Мы называем такое мышление также мышлением с направленной внимательностью. Оно обладает той особенностью, что вызывает утомление, почему может быть приводимо к функционированию лишь по временам. Вся наша столь дорого обходящаяся нам жизненная достигнутость есть приспособление к окружающему; частью этого приспособления является определенно-направленное мышление, которое, выражаясь биологически, представляет собой не что иное, как процесс душевной ассимиляции, сопровождающийся подобно каждому жизненному достижению соответствующим изнеможением.

Материя, которую мы мыслим, есть речь и словесное понятие, предмет, всегда являвшийся внешней стороной, мостом, и имевший единственным назначением своим - служить передачей. Пока мы думаем в определенном направлении, мы думаем для других и обращаемся с речью к другим 5.

Язык является первоначально системой эмоциональных звуков и звукоподражаний, выражающих страх, ужас, гнев, любовь и т. д., или имитирующих стихийные шумы, журчание и плеск воды, громовые раскаты, завывание ветра, звериные звуки, и, наконец, такие, которые являются сочетанием звука восприятия и звука аффективной реакции. И в современном языке сохранилось еще множество ономатопоэтических остатков.

Таким образом, язык первоначально является, по существу, ничем иным, как системой знаков или символов, обозначающих действительные события или их отзвук в человеческой душе 6-

Поэтому приходится решительно согласиться с Анатолем Франсом 7, когда он говорит: "Что такое мыслить? И каким образом мы мыслим? Мыслим мы словами; одно это является чувственным и возвращает нас к природе. Подумайте, что метафизик, дабы составить систему мира, может пользоваться лишь усовершенствованным криком обезьян и собак.

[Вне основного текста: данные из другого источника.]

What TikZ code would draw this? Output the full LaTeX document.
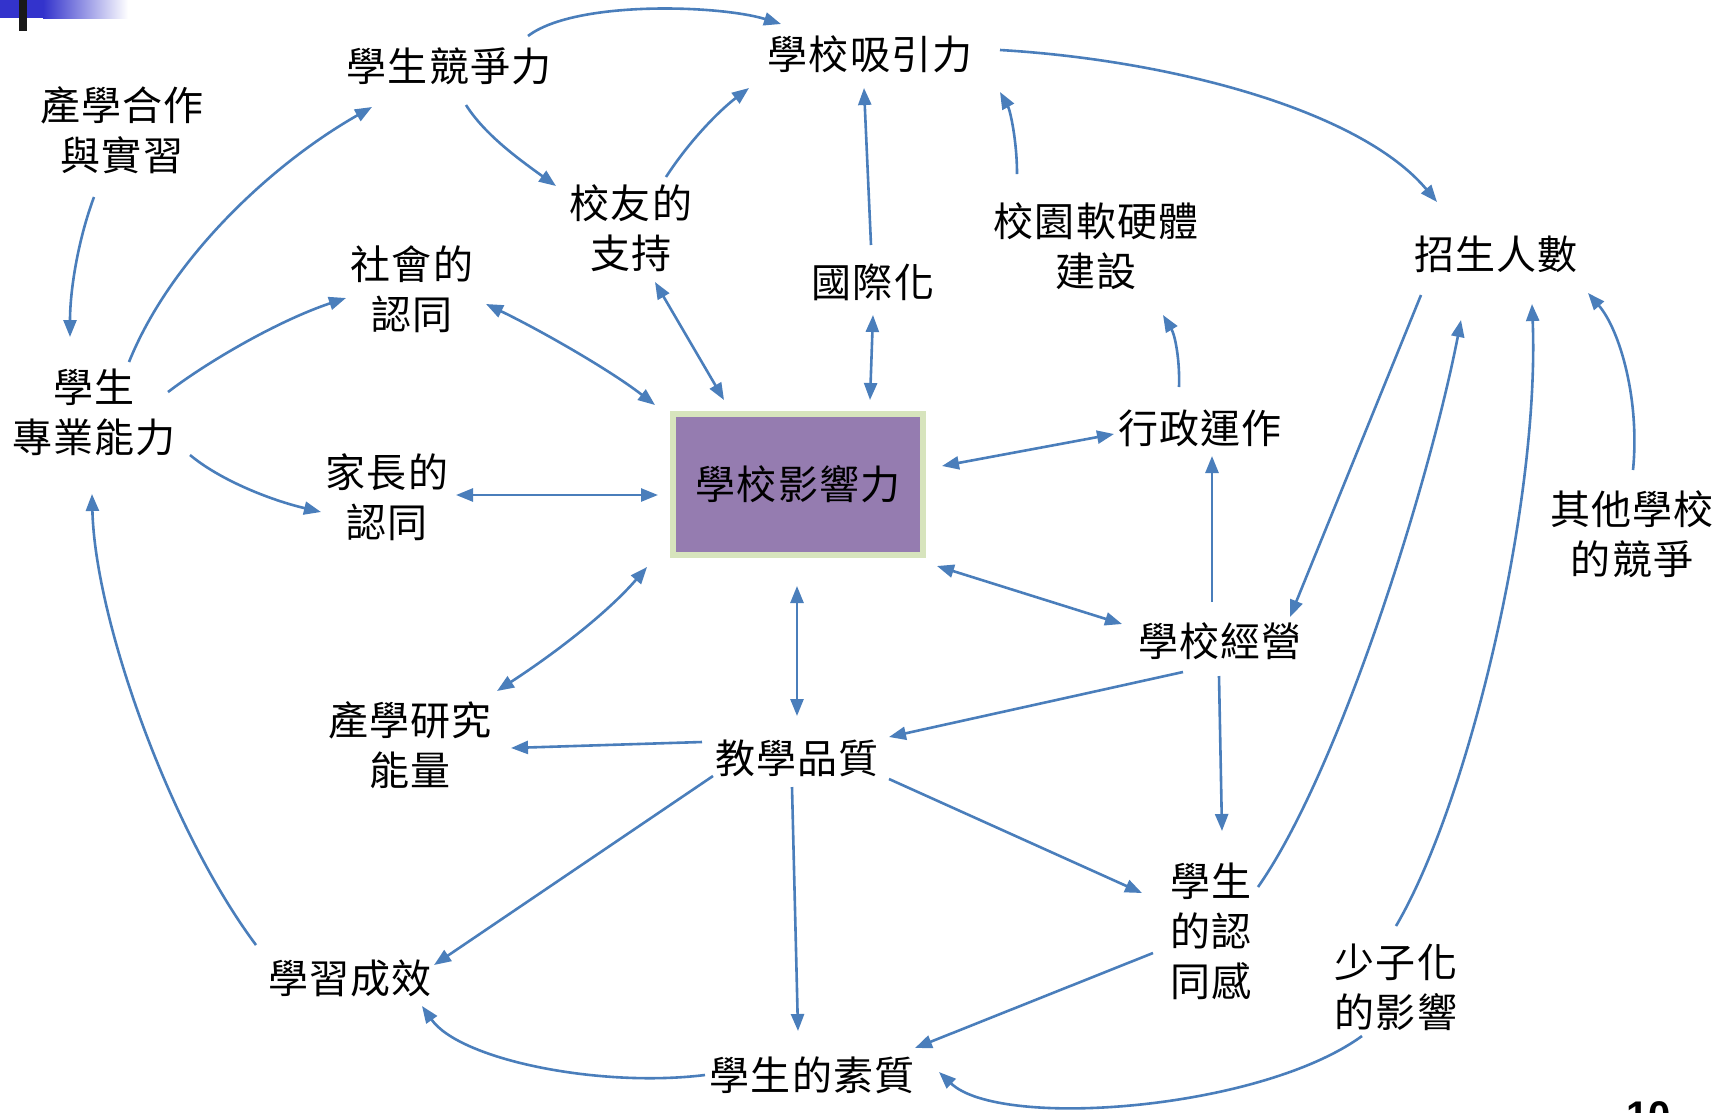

То, что он называет глубокомысленным умозрением и трансцендентальным методом, является лишь укладыванием, в произвольном порядке, звукоподражаний, издаваемых в первобытных лесах голодом, страхом, любовью - звукоподражаний, которые стали, мало-помалу, считаться отвлеченными - они же являются лишь ослабленными. Не опасайтесь того, чтобы этот подбор угасших и ослабленных восклицаний, из которых составлена философская книга, мог бы научить нас стольким вещам о мире, что мы окажемся уже не в состоянии жить в нем." (Анатоль Франс. Сад Эпикура.)

Таково наше определенно-направленное (логическое) мышление; пусть мы являемся самыми одинокими и от мира отрезанными мыслителями, это мышление есть все же не что иное, как известная ступень, идущая от протяжного клича товарища о том, что кто-то нашел свежей воды, что другой одолел медведя, что близится буря или, что волки неподалеку от места стоянки. Меткий парадокс Абэляра, который интуитивно выражает всю человеческую ограниченность сложнейших достижений нашего мышления, говорит: язык порождается мышлением и порождает мышление 8. Даже самая отвлеченная система философии является по средствам и по цели своей ничем иным, как необычайно искусственным сочетанием первичных природных звуков 9. Отсюда страстное стремление таких мыслителей, как Шопенгауер, Ницше, быть признанными и понятыми; отсюда и отчаяние их и горечь одиночества. Можно было бы ожидать, что гениальный человек способен блаженно удовлетворяться величием своей собственной мысли и махнуть рукой на дешевый успех у презираемой им толпы; но и он подвластен стадному инстинкту, более могучему чем он сам, и его искания и его нахождения, его призыв - все это имеет неустранимое отношение к "стаду" и поэтому все это должно быть услышано.